9. How do you view the role of performance attire, album artwork, and sigils in reinforcing the band’s metaphysical narrative?
These elements are ritual tools, not aesthetic accessories. The attire prepares the body as a vessel; the artwork sets the temple's tone; the sigils are magical glyphs charged with intent. They form the totality of the working, extending the experience beyond the auditory.
10. What is your interpretation of “Left-Hand Path” in the context of Acherontas?
The Left-Hand Path is the route of sovereign transcendence. It is the sacred rebellion against imposed structure, a path of individuation and divine self-realization. For Acherontas, it is not a matter of ideology but praxis: the Will to rise through shadow into Light.
11. Do you see your work as destructive, transformative, or both?
Both, inseparably. Destruction is the first key of transformation. One must burn the false temple to build the true. Our work dissolves illusions, razes dogma, and invokes new potential. It is the sacred fire of Becoming.
12. How has collaboration with other artists and entities (like Slidhr or Nightbringer) influenced Acherontas' path?
Such collaborations are acts of mutual recognition and shared vision. They allow us to merge currents and deepen our work. From these alliances, new forms of gnosis are born, hybrid temples forged in fire and will.
13. Do you operate as a fixed inner circle, or is Acherontas more of a fluid, ceremonial order?
Acherontas is a living organism. It has a core, but it is also a vessel open to those who share the flame. Members come and go in cycles, but those who enter do so by spiritual merit, not convenience.

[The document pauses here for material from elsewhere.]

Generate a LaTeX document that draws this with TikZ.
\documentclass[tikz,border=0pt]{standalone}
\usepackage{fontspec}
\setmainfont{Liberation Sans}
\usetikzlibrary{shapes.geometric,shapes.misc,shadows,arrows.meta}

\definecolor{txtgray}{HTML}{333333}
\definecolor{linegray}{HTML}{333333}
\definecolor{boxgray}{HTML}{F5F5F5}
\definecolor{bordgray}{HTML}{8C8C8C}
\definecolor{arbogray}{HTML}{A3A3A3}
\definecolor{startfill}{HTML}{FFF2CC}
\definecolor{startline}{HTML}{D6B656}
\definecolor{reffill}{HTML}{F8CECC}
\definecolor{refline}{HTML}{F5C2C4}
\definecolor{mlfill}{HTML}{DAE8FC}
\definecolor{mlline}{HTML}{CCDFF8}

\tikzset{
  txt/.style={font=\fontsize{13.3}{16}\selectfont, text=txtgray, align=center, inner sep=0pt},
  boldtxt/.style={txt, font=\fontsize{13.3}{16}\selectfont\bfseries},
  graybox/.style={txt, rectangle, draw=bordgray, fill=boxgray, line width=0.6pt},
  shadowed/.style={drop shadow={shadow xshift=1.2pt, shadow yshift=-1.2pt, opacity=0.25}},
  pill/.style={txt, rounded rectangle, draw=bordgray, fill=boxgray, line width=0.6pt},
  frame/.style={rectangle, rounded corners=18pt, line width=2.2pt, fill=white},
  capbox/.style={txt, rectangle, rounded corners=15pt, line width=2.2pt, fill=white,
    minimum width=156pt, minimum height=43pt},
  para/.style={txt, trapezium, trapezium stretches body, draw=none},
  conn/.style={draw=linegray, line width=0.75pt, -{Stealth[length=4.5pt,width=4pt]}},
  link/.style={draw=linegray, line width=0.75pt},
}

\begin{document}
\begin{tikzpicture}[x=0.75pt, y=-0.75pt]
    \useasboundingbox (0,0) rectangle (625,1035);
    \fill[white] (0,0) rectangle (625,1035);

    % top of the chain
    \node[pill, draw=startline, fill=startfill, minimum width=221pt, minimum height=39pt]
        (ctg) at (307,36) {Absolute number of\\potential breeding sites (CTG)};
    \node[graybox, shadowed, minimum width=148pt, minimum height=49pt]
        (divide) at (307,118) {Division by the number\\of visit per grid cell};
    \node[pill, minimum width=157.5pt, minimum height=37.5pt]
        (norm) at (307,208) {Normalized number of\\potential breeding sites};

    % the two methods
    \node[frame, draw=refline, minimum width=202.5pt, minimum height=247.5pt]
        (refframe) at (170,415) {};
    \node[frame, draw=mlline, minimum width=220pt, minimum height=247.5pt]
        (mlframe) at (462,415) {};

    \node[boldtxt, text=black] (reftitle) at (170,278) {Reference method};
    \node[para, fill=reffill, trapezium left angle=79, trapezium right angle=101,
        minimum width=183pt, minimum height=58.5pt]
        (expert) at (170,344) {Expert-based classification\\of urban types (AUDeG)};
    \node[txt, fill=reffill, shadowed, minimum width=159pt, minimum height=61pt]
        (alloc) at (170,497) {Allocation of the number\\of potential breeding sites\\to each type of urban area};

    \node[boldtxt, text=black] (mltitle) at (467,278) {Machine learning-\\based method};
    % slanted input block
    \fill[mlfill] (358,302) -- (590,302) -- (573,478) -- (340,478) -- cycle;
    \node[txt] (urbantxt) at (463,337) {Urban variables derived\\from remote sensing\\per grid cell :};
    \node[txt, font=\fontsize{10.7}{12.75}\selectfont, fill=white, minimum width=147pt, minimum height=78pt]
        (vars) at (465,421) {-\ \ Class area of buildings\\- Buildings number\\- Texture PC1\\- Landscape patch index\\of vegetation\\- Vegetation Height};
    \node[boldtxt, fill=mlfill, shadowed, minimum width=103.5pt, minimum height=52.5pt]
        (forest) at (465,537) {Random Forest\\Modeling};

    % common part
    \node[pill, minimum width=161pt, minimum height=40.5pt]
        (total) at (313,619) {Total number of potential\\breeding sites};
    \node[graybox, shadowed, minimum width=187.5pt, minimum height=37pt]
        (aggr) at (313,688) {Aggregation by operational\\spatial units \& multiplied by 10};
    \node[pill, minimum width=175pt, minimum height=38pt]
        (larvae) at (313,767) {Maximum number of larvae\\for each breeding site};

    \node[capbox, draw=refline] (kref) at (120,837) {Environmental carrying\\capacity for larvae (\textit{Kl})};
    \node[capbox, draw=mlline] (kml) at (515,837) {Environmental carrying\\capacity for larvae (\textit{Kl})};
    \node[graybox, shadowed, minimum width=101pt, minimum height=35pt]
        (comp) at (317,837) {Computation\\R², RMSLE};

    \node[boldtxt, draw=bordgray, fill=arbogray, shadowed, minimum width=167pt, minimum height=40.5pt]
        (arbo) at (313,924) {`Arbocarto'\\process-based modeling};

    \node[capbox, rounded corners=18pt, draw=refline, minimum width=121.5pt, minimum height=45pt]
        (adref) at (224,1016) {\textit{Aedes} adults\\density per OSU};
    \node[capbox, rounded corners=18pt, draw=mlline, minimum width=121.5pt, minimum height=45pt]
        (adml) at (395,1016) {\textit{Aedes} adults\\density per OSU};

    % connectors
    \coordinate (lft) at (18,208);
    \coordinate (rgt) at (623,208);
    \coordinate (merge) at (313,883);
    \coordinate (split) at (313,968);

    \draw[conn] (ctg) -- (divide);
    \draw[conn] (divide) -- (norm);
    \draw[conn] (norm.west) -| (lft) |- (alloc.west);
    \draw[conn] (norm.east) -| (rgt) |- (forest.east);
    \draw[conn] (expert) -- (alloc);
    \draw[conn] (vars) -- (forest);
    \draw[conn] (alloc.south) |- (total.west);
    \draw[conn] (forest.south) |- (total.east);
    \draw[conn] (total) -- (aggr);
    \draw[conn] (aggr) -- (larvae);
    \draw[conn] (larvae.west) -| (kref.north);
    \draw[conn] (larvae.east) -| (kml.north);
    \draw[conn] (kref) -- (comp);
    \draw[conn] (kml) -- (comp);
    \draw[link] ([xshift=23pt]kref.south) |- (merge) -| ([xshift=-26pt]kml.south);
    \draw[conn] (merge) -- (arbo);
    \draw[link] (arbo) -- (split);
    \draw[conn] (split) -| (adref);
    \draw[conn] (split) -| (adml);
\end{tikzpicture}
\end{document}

It is both fixed and fluid, as any true magical order should be.
14. What can you tell us about your most recent work; does it mark a new chapter in your journey?

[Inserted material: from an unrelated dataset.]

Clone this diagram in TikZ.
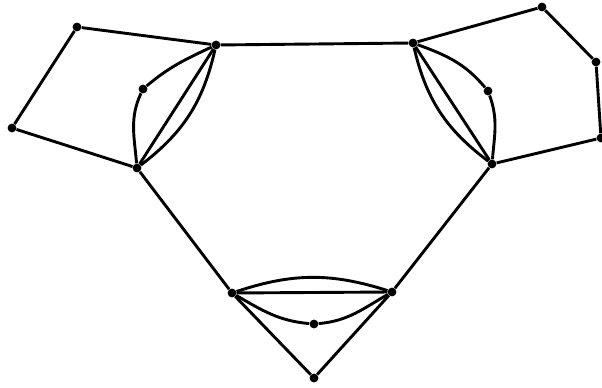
\documentclass[tikz,border=0pt]{standalone}
\usepackage{tikz}
\tikzset{
  vtx/.style={circle, fill=black, inner sep=0pt, minimum size=5pt},
  edge/.style={line width=1.65pt, draw=black}
}

\begin{document}
\begin{tikzpicture}[x=0.02cm, y=-0.02cm]
\useasboundingbox (0,0) rectangle (602,388);

% outer vertices
\node[vtx] (p1) at (77,27) {};
\node[vtx] (p2) at (12,128) {};
\node[vtx] (t1) at (216,45) {};
\node[vtx] (b1) at (137,168) {};
\node[vtx] (m1) at (143,89) {};

\node[vtx] (t2) at (413,43) {};
\node[vtx] (b2) at (492,164) {};
\node[vtx] (m2) at (488,91) {};
\node[vtx] (q1) at (542,7) {};
\node[vtx] (q2) at (596,62) {};
\node[vtx] (q3) at (601,138) {};

\node[vtx] (l) at (232,293) {};
\node[vtx] (r) at (392,292) {};
\node[vtx] (m3) at (314,324) {};
\node[vtx] (bot) at (314,378) {};

% quadrilateral on the left
\draw[edge] (t1) -- (p1) -- (p2) -- (b1);
% pentagon on the right
\draw[edge] (t2) -- (q1) -- (q2) -- (q3) -- (b2);
% triangle frame
\draw[edge] (t1) -- (t2);
\draw[edge] (b1) -- (l);
\draw[edge] (b2) -- (r);
\draw[edge] (l) -- (bot) -- (r);

% left multi-edge
\draw[edge] (t1) -- (b1);
\draw[edge] (t1) to[bend left=20] (b1);
\draw[edge] (b1) to[out=95, in=245] (m1);
\draw[edge] (m1) to[out=40, in=205] (t1);

% right multi-edge
\draw[edge] (t2) -- (b2);
\draw[edge] (t2) to[bend right=20] (b2);
\draw[edge] (t2) to[out=-20, in=130] (m2);
\draw[edge] (m2) to[out=-70, in=85] (b2);

% bottom multi-edge
\draw[edge] (l) -- (r);
\draw[edge] (l) to[bend left=18] (r);
\draw[edge] (l) to[out=-30, in=175] (m3);
\draw[edge] (m3) to[out=5, in=210] (r);
\end{tikzpicture}
\end{document}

Our latest offering is a gateway to deeper caverns. It marks the beginning of a new phase, a transition from the outer temple to the inner sanctum. Musically and spiritually, it delves into subtler, more refined terrains. It is a mirror and a torch.
15. In an era of digital consumption and instant gratification, how do you preserve the sacredness of your art, and what do you believe is the future of esoteric art in an increasingly desacralized world?
We remain rooted in the eternal. By honouring intention, ritual, and initiation, we resist the corrosion of commodification. The future of esoteric art lies in the hands of those who choose depth over convenience, fire over flicker. It will always be a minority path, but one lit with enduring flame.
16. If there is one gnosis or flame you wish to pass on to the listener, what is it?
Know thyself and devour the false self. Seek not followers nor masters. Let the serpent coil around your spine and whisper truth into the chambers of your soul.
17. What should one bring, mentally or spiritually, when entering the (musical) temple of Acherontas?
Bring silence. Bring fire. Bring the willingness to be undone. Our temple is not for passive observation but active immersion. Come not to listen, come to awaken.
18. Do you consider your work a form of spiritual war?
Yes, but not in the dualistic sense. It is war against stagnation, illusion, ignorance. A war waged not with weapons, but with Word, Flame, and Will. A war that seeks not to destroy, but to liberate.
19. Lastly, is Acherontas a path with an end, or is it a labyrinth without exit?
Acherontas does not invite
passive consumption, it demands transformation. It is a temple built on silence
and sacrificial fire, a flame that dances between the shadows of doctrine and
the light of inner sovereignty. In a desacralized age of distraction and decay,
their work reminds us that art can still be ritual, that music can still be a
blade of awakening, and that the true initiate walks neither with crowds nor in
comfort. Whether as vessel, current, or cipher, Acherontas endures as both
question and answer, an echo from the deep, and a call to those who still seek.
To engage with their work is not merely to listen, it is to cross a threshold.
And on the other side, nothing remains unchanged.